Please print exactly the lines below, from the start of the material up to and including the line with "const yTicks = [0,10,20,30,40,50,60,70,80,90,100];", but none of the pictures.
# RECORDS FOR THE EXERCISE start
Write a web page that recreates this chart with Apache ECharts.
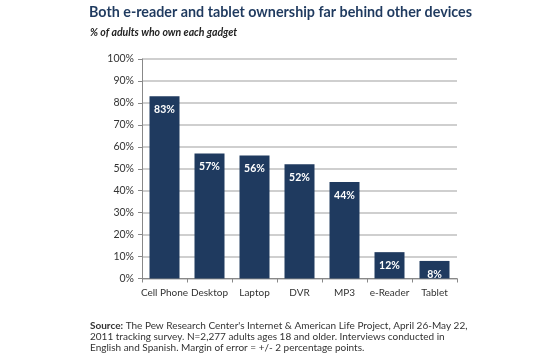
<!DOCTYPE html>
<html><head><meta charset="utf-8">
<script src="https://cdn.jsdelivr.net/npm/echarts@6/dist/echarts.min.js"></script>
<style>html,body{margin:0;padding:0;background:#fff}#c{width:560px;height:360px}</style>
</head><body><div id="c"></div>
<script>
const categories = ['Cell Phone','Desktop','Laptop','DVR','MP3','e-Reader','Tablet'];
const ownership = [83,57,56,52,44,12,8];
const yTicks = [0,10,20,30,40,50,60,70,80,90,100];

const chart = echarts.init(document.getElementById('c'));
chart.setOption({
  animation:false,
  title:[
    {text:'Both e-reader and tablet ownership far behind other devices',left:84,top:0,padding:5,
     textStyle:{fontFamily:'Lato',fontWeight:'bold',fontSize:14.3,color:'#1f3a5f'}},
    {text:'% of adults who own each gadget',left:85,top:22,padding:5,
     textStyle:{fontFamily:'Lato',fontStyle:'italic',fontWeight:'bold',fontSize:10.5,color:'#222'}},
    {text:'{b|Source:} The Pew Research Center\'s Internet & American Life Project, April 26-May 22,\n2011 tracking survey. N=2,277 adults ages 18 and older. Interviews conducted in\nEnglish and Spanish. Margin of error = +/- 2 percentage points.',
     left:85,top:315,padding:5,
     textStyle:{fontFamily:'Lato',fontWeight:'normal',fontSize:10,color:'#333',lineHeight:11,
       rich:{b:{fontFamily:'Lato',fontWeight:'bold',fontSize:10,color:'#333',lineHeight:11}}}}
  ],
  grid:{left:142,right:103,top:59,bottom:81.5},
  xAxis:{type:'category',data:categories,
    axisLine:{lineStyle:{color:'#888'}},
    axisTick:{show:true,alignWithLabel:false,lineStyle:{color:'#888'},length:4},
    axisLabel:{interval:0,color:'#333',fontFamily:'Lato',fontSize:10,margin:9}},
  yAxis:{type:'value',min:0,max:100,interval:10,
    axisLine:{show:true,lineStyle:{color:'#888'}},
    axisTick:{show:true,length:4,lineStyle:{color:'#888'}},
    axisLabel:{color:'#333',fontFamily:'Lato',fontSize:10.5,margin:8,
      formatter:v=>yTicks.includes(v)?v+'%':''},
    splitLine:{lineStyle:{color:'#bfbfbf',width:1.5}}},
  series:[{type:'bar',data:ownership,barWidth:30,
    itemStyle:{color:'#1f3a5f'},
    label:{show:true,position:'insideTop',distance:8,formatter:'{c}%',
      color:'#fff',fontFamily:'Lato',fontWeight:'bold',fontSize:10.5}}]
});
</script></body></html>
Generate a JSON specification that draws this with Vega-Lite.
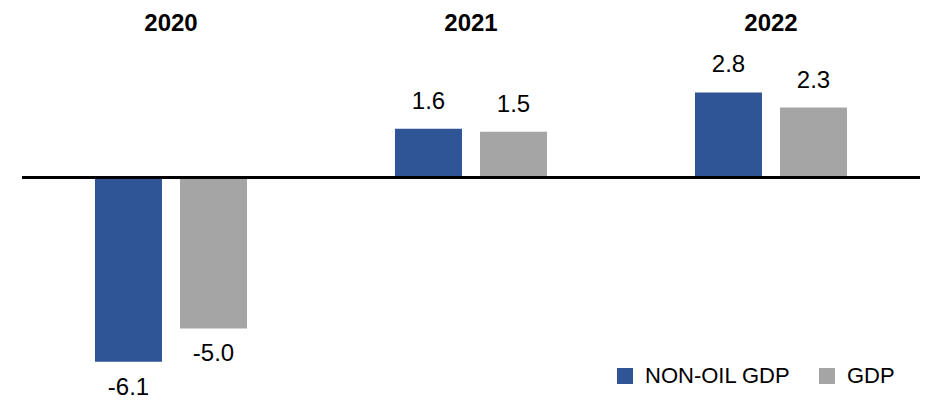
{
  "$schema": "https://vega.github.io/schema/vega-lite/v6.json",
  "autosize": {"type": "none"},
  "padding": {"left": 22, "top": 41, "right": 6, "bottom": 2},
  "width": 898,
  "height": 360,
  "config": {
    "view": {"stroke": null},
    "font": "Liberation Sans"
  },
  "data": {
    "values": [
      {"year": "2020", "series": "NON-OIL GDP", "value": -6.1},
      {"year": "2020", "series": "GDP", "value": -5.0},
      {"year": "2021", "series": "NON-OIL GDP", "value": 1.6},
      {"year": "2021", "series": "GDP", "value": 1.5},
      {"year": "2022", "series": "NON-OIL GDP", "value": 2.8},
      {"year": "2022", "series": "GDP", "value": 2.3}
    ]
  },
  "encoding": {
    "x": {
      "field": "year",
      "type": "nominal",
      "scale": {"paddingInner": 0.4933, "paddingOuter": 0.2433},
      "axis": {
        "orient": "top",
        "title": null,
        "domain": false,
        "ticks": false,
        "tickSize": 0,
        "labelAngle": 0,
        "labelFontSize": 24,
        "labelFontWeight": "bold",
        "labelColor": "#000000",
        "labelBaseline": "alphabetic",
        "labelPadding": 11
      }
    },
    "xOffset": {
      "field": "series",
      "type": "nominal",
      "sort": ["NON-OIL GDP", "GDP"],
      "scale": {"paddingInner": 0.212, "paddingOuter": 0}
    },
    "y": {
      "field": "value",
      "type": "quantitative",
      "scale": {"domain": [-7.4, 4.5], "nice": false, "zero": false},
      "axis": null
    }
  },
  "layer": [
    {
      "mark": {"type": "bar"},
      "encoding": {
        "color": {
          "field": "series",
          "type": "nominal",
          "sort": ["NON-OIL GDP", "GDP"],
          "scale": {"domain": ["NON-OIL GDP", "GDP"], "range": ["#2F5597", "#A5A5A5"]},
          "legend": {
            "orient": "none",
            "legendX": 592,
            "legendY": 324,
            "direction": "horizontal",
            "title": null,
            "symbolType": "square",
            "symbolSize": 256,
            "symbolStrokeWidth": 0,
            "labelFontSize": 22,
            "labelColor": "#000000",
            "labelOffset": 9,
            "columnPadding": 25,
            "padding": 0
          }
        }
      }
    },
    {
      "transform": [{"filter": "datum.value > 0"}],
      "mark": {"type": "text", "baseline": "alphabetic", "dy": -20, "fontSize": 24, "color": "#000000"},
      "encoding": {"text": {"value": {"expr": "replace(format(datum.value, '.1f'), '\u2212', '-')"}}}
    },
    {
      "transform": [{"filter": "datum.value < 0"}],
      "mark": {"type": "text", "baseline": "alphabetic", "dy": 33, "fontSize": 24, "color": "#000000", "text": {"expr": "replace(format(datum.value, '.1f'), '\u2212', '-')"}},
      "encoding": {}
    },
    {
      "mark": {"type": "rule", "color": "#000000", "strokeWidth": 2.5},
      "encoding": {"y": {"datum": 0}, "x": null, "xOffset": null}
    }
  ]
}
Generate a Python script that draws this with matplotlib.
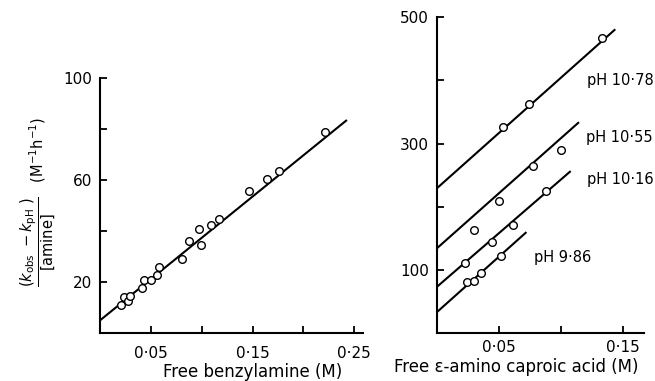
"""Rate constants vs free amine concentration (two panels)"""

import matplotlib
matplotlib.use("Agg")
import matplotlib.pyplot as plt
import numpy as np

# Left panel: benzylamine
benzyl_x = [0.020, 0.023, 0.027, 0.0286, 0.041, 0.043, 0.050, 0.0556, 0.058,
            0.080, 0.087, 0.0975, 0.0995, 0.109, 0.117, 0.146, 0.164, 0.176,
            0.221]
benzyl_y = [11.0, 14.3, 12.7, 14.6, 17.8, 20.8, 20.9, 22.8, 25.9, 29.4, 36.4,
            40.9, 34.8, 42.6, 44.9, 55.8, 60.4, 63.8, 79.0]
benzyl_fit = (5.3, 323.0)        # intercept, slope
benzyl_fit_end = 0.242

# Right panel: epsilon-amino caproic acid at four pH values
ph_labels = ["pH 10·78", "pH 10·55", "pH 10·16", "pH 9·86"]
caproic_x = [
    [0.053, 0.0737, 0.133],
    [0.0296, 0.050, 0.0774, 0.100],
    [0.0226, 0.0439, 0.0608, 0.0877],
    [0.024, 0.0296, 0.0355, 0.0516],
]
caproic_y = [
    [326, 363, 467],
    [163, 210, 264, 290],
    [111, 144, 172, 225],
    [81, 83, 95, 123],
]
caproic_intercept = [230, 135, 74, 34]
caproic_slope = [1748, 1741, 1697, 1753]
caproic_fit_end = [0.143, 0.1137, 0.107, 0.0713]
label_pos = [(0.121, 400), (0.120, 310), (0.121, 243), (0.078, 120)]

plt.rcParams["font.family"] = "DejaVu Sans"
plt.rcParams["mathtext.fontset"] = "dejavusans"


def dot_decimal(v):
    return ("%.2f" % v).replace(".", "·")


def style_axes(ax, pad):
    for side in ("top", "right"):
        ax.spines[side].set_visible(False)
    for side in ("left", "bottom"):
        ax.spines[side].set_linewidth(1.5)
    ax.tick_params(direction="in", length=5, width=1.3, labelsize=11, pad=6)
    ax.tick_params(axis="x", pad=pad)
    ax.tick_params(which="minor", direction="in", length=5, width=1.3)


fig = plt.figure(figsize=(6.55, 3.81), dpi=100)

# ---- left panel
ax1 = fig.add_axes([0.1534, 0.1247, 0.4009, 0.6693])
ax1.plot(benzyl_x, benzyl_y, "o", mfc="white", mec="black", ms=5.5, mew=1.0,
         zorder=3)
xf = np.array([0, benzyl_fit_end])
ax1.plot(xf, benzyl_fit[0] + benzyl_fit[1] * xf, color="black", lw=1.5)
ax1.set_xlim(0, 0.2587)
ax1.set_ylim(0, 100)
ax1.set_xticks([0.05, 0.15, 0.25])
ax1.set_xticklabels([dot_decimal(v) for v in [0.05, 0.15, 0.25]])
ax1.set_xticks([0.1, 0.2], minor=True)
ax1.set_yticks([20, 60, 100])
ax1.set_yticks([40, 80], minor=True)
style_axes(ax1, pad=9)
ax1.set_xlabel("Free benzylamine (M)", fontsize=12)
ax1.xaxis.set_label_coords(0.579, -0.114)
ax1.set_ylabel(r"$\dfrac{(k_{\mathrm{obs}}\ - k_{\mathrm{pH}}\ )}{[\mathrm{amine}]}$"
               r"   (M$^{-1}$h$^{-1}$)", fontsize=10.5)
ax1.yaxis.set_label_coords(-0.166, 0.516)

# ---- right panel
ax2 = fig.add_axes([0.6676, 0.1252, 0.3160, 0.8294])
for i in range(len(ph_labels)):
    ax2.plot(caproic_x[i], caproic_y[i], "o", mfc="white", mec="black",
             ms=5.5, mew=1.0, zorder=3)
    xf = np.array([0, caproic_fit_end[i]])
    ax2.plot(xf, caproic_intercept[i] + caproic_slope[i] * xf, color="black",
             lw=1.5)
    ax2.text(label_pos[i][0], label_pos[i][1], ph_labels[i], fontsize=10.5,
             va="center", ha="left")
ax2.set_xlim(0, 0.167)
ax2.set_ylim(0, 500)
ax2.set_xticks([0.05, 0.15])
ax2.set_xticklabels([dot_decimal(v) for v in [0.05, 0.15]])
ax2.set_xticks([0.1], minor=True)
ax2.set_yticks([100, 300, 500])
ax2.set_yticks([200, 400], minor=True)
style_axes(ax2, pad=5)
ax2.set_xlabel("Free ε-amino caproic acid (M)", fontsize=12)
ax2.xaxis.set_label_coords(0.38, -0.078)

fig.savefig("out.png", dpi=100)
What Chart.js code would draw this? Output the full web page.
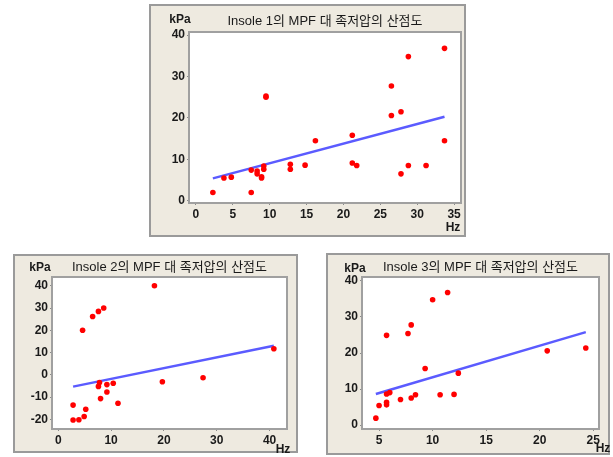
# RECORDS FOR THE EXERCISE end
• **OUTPUT FOR THIS EXERCISE**:
Write a web page that recreates this chart with Apache ECharts.
<!DOCTYPE html>
<html><head><meta charset="utf-8">
<script src="https://cdn.jsdelivr.net/npm/echarts@6/dist/echarts.min.js"></script>
<style>html,body{margin:0;padding:0;background:#fff}#c{width:560px;height:360px}</style>
</head><body><div id="c"></div>
<script>
const categories = ['Cell Phone','Desktop','Laptop','DVR','MP3','e-Reader','Tablet'];
const ownership = [83,57,56,52,44,12,8];
const yTicks = [0,10,20,30,40,50,60,70,80,90,100];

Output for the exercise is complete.